The downside to the Alliance position is that they would miss out on the ability to take stock and lick wounds in an opposition.

"Parties can actually benefit from being out of office at times, so there’s a trade-off there with their position of strength," Dr Haughey adds.

Following the forum earlier this year, the researchers found participants split almost fifty-fifty on ditching mandatory coalition

"We almost titled the report ‘Better the Devil You Know’," Dr Haughey said.


Stormont's system of mandatory coalition has underpinned devolved government in the north since the Good Friday Agreement


This hesitancy to change means that any proposed reform would require explicit public consultation in order to gain confidence, he added.

"In 1998, we got the blueprint for the system of government we were getting. My concern is that any change would be done without the public conversation it would require.

"They have tinkered with devolution behind closed doors from the era of the St Andrews Agreement onwards. I think we have reached the limit of institutional reform taking place in back rooms.


The devolved institutions were rebooted following changes made in the St Andrews Agreement in 2006, leading to an unlikely partnership at Stormont between DUP leader Ian Paisley and Sinn Féin's Martin McGuinness. Picture by Justin Kernoghan


"There needs to be public involvement in any real change. The smart thing would be for an Assembly and Executive to lead that conversation in the open."

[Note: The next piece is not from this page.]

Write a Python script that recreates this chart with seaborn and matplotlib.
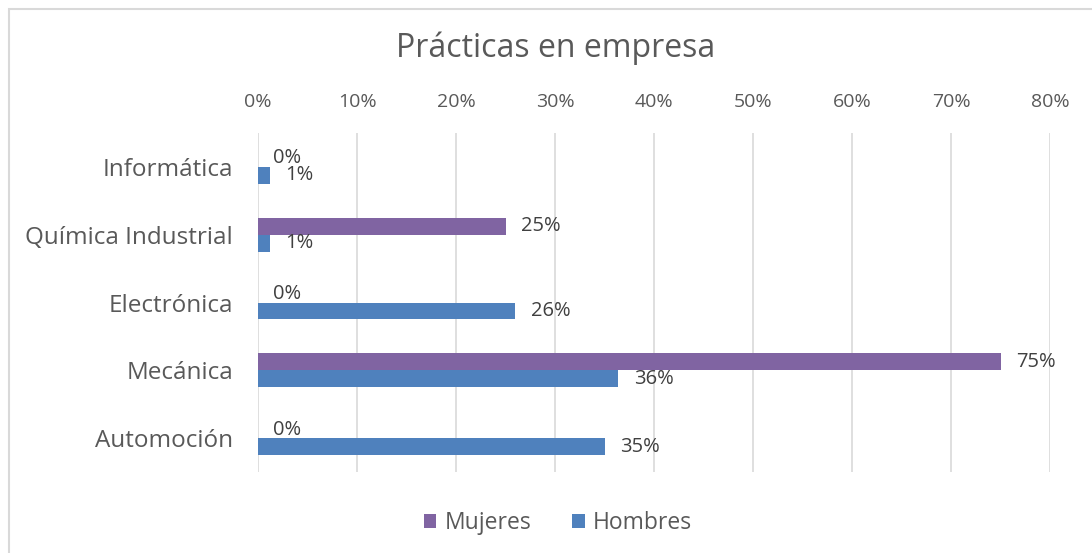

He said a forum similar to the old Assembly roadshows of the late 2000s, with panels of MLAs answering questions, or hosting 'town hall'-style events, would be the way to best educate and inform voters on the pros and cons of reform.

Social media could also play a vital role, but a careful approach must be struck, Dr Haughey warns, due to the potential for disillusionment by a public tired of political instability.

"All of the public bandwidth in recent years has been taken up by Brexit and subsequently the protocol, and that has a cost," he said.

"Reforming mandatory coalition isn’t a very sexy topic, and there would be challenges in getting people fully engaged.

"I’m a little worried that there could eventually be a move toward reform, but done by party leaders only, and I believe that would lack any democratic legitimacy."